▶ _Goal_
Pictures are not part of the copy. Retype the lines from the first one through the line that contains "const overweightUpper = [null, 8.2, 20.3, 23.1];".

## begin Data segment

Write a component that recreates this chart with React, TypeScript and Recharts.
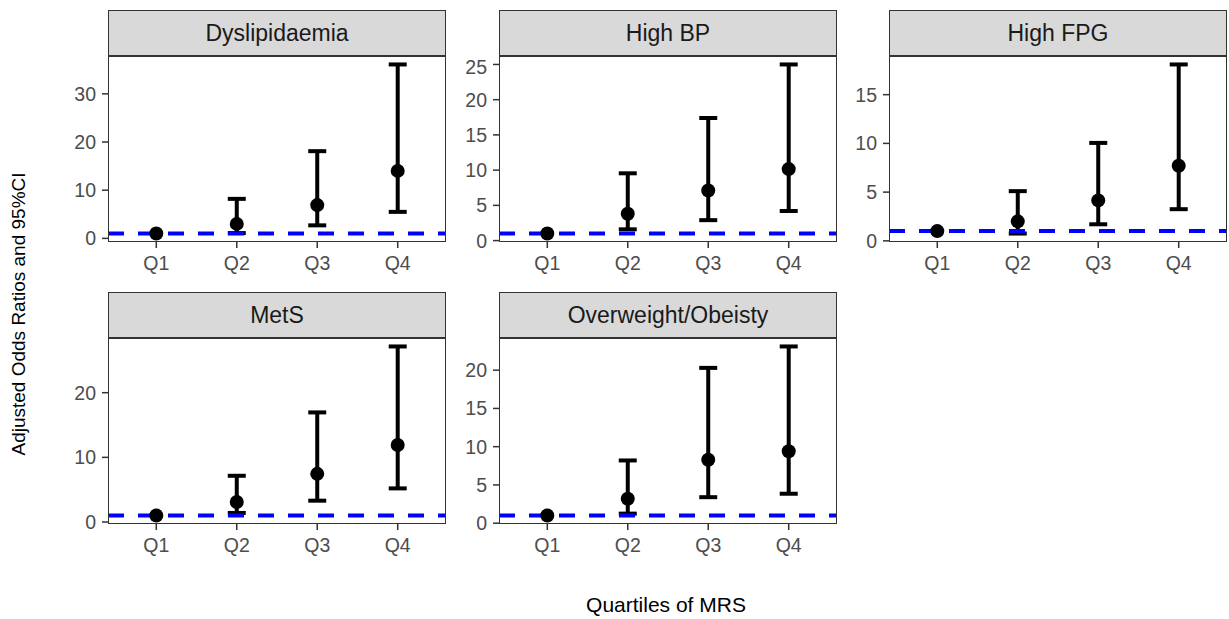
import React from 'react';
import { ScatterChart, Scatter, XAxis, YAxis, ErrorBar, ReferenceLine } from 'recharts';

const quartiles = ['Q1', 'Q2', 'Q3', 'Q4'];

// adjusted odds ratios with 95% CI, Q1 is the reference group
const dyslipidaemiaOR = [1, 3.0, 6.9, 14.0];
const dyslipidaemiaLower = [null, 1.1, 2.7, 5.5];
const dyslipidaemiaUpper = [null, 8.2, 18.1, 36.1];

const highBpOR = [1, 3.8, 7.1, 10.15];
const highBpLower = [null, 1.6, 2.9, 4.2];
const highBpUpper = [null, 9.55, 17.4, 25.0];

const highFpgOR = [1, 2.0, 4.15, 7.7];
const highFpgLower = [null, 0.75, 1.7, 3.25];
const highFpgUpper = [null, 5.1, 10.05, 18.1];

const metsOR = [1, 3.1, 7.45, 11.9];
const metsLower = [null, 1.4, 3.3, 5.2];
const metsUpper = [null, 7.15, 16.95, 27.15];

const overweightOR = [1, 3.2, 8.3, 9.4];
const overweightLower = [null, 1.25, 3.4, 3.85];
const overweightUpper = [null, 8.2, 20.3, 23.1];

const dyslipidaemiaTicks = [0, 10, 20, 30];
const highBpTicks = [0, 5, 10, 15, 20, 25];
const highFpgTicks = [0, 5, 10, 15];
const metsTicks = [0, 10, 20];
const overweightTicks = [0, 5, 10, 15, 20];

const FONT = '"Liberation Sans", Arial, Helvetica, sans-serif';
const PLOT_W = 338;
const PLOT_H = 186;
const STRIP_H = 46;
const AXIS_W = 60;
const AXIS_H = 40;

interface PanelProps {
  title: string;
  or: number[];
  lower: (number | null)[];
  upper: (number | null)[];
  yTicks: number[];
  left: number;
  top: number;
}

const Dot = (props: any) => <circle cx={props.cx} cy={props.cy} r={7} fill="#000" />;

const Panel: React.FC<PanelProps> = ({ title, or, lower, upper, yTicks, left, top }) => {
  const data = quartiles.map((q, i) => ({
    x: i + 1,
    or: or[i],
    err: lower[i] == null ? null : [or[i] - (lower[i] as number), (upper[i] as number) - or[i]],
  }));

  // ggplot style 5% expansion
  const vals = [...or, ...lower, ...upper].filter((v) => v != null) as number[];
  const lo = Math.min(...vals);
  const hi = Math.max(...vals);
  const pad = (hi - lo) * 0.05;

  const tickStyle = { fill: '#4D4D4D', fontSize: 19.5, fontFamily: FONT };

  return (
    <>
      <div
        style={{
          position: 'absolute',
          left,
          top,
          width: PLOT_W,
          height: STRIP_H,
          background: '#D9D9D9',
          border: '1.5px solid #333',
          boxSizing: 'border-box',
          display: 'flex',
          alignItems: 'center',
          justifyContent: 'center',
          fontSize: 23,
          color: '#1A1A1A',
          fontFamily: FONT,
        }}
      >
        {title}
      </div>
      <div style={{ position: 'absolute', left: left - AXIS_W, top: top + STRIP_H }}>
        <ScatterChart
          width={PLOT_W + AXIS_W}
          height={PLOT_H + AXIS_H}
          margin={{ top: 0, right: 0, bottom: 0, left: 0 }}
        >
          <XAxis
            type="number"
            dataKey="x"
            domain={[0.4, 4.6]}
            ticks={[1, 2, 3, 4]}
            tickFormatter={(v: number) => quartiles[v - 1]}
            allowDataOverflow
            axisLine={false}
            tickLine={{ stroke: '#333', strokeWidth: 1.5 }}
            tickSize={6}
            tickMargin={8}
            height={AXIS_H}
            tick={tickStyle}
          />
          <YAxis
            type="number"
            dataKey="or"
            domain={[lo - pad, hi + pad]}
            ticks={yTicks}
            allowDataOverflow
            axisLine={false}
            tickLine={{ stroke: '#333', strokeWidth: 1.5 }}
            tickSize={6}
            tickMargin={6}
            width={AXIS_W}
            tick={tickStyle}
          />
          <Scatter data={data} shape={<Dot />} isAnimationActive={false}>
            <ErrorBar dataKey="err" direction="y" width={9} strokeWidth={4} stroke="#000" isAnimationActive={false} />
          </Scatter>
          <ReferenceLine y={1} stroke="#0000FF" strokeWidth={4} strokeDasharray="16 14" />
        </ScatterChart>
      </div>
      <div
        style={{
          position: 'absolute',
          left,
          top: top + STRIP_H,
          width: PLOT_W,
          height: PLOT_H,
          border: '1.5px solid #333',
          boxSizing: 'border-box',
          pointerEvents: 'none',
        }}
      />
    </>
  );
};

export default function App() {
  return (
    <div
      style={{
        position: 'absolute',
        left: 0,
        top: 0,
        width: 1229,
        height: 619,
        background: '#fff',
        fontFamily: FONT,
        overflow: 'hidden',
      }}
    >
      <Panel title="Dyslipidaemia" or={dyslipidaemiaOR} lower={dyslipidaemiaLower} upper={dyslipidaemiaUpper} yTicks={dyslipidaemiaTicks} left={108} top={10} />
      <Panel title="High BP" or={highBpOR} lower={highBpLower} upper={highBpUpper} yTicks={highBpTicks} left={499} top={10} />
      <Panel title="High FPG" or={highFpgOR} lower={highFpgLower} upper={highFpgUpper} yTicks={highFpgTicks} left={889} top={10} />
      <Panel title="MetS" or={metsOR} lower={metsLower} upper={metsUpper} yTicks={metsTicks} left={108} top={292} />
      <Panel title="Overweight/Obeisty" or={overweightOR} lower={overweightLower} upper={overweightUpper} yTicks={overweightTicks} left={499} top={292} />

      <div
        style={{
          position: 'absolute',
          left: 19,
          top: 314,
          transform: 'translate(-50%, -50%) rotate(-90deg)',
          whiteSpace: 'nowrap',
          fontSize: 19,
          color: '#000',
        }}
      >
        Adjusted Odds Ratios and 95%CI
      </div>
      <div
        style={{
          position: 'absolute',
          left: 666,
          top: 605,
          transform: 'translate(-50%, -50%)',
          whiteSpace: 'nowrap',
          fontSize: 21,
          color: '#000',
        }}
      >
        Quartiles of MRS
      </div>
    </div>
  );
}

## end Data segment

▶ _Written response_
Write a component that recreates this chart with React, TypeScript and Recharts.
import React from 'react';
import { ScatterChart, Scatter, XAxis, YAxis, ErrorBar, ReferenceLine } from 'recharts';

const quartiles = ['Q1', 'Q2', 'Q3', 'Q4'];

// adjusted odds ratios with 95% CI, Q1 is the reference group
const dyslipidaemiaOR = [1, 3.0, 6.9, 14.0];
const dyslipidaemiaLower = [null, 1.1, 2.7, 5.5];
const dyslipidaemiaUpper = [null, 8.2, 18.1, 36.1];

const highBpOR = [1, 3.8, 7.1, 10.15];
const highBpLower = [null, 1.6, 2.9, 4.2];
const highBpUpper = [null, 9.55, 17.4, 25.0];

const highFpgOR = [1, 2.0, 4.15, 7.7];
const highFpgLower = [null, 0.75, 1.7, 3.25];
const highFpgUpper = [null, 5.1, 10.05, 18.1];

const metsOR = [1, 3.1, 7.45, 11.9];
const metsLower = [null, 1.4, 3.3, 5.2];
const metsUpper = [null, 7.15, 16.95, 27.15];

const overweightOR = [1, 3.2, 8.3, 9.4];
const overweightLower = [null, 1.25, 3.4, 3.85];
const overweightUpper = [null, 8.2, 20.3, 23.1];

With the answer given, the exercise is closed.